* **Records with drawing code**:
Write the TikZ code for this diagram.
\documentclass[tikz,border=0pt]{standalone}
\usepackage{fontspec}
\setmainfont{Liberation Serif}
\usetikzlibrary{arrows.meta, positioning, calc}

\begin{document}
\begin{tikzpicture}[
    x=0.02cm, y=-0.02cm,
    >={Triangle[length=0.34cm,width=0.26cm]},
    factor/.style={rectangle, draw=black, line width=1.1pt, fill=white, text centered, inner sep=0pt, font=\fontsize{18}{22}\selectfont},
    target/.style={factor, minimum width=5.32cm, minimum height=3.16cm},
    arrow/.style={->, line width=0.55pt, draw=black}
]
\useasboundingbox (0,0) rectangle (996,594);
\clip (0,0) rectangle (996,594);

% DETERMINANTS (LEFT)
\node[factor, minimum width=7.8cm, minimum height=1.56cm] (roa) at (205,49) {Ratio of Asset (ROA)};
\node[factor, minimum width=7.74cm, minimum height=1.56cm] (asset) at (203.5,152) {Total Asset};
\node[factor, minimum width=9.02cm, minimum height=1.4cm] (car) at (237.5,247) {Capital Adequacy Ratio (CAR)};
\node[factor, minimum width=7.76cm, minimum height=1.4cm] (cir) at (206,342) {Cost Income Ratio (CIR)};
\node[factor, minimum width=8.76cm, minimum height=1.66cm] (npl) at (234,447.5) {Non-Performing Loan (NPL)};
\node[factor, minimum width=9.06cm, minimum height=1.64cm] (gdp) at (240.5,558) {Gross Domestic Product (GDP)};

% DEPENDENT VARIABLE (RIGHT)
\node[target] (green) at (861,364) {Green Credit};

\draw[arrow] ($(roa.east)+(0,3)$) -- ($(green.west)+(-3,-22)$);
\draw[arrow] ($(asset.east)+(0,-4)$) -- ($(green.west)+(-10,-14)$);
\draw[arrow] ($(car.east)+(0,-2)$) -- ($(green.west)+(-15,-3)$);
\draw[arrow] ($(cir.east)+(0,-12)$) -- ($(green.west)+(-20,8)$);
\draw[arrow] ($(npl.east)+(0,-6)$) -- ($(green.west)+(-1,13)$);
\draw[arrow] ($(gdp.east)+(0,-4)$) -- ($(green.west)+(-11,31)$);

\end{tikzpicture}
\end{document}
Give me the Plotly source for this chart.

* **What needs to be done**: Go through the records line by line and count those containing the string "this". Give only the total.

* **Response**: 2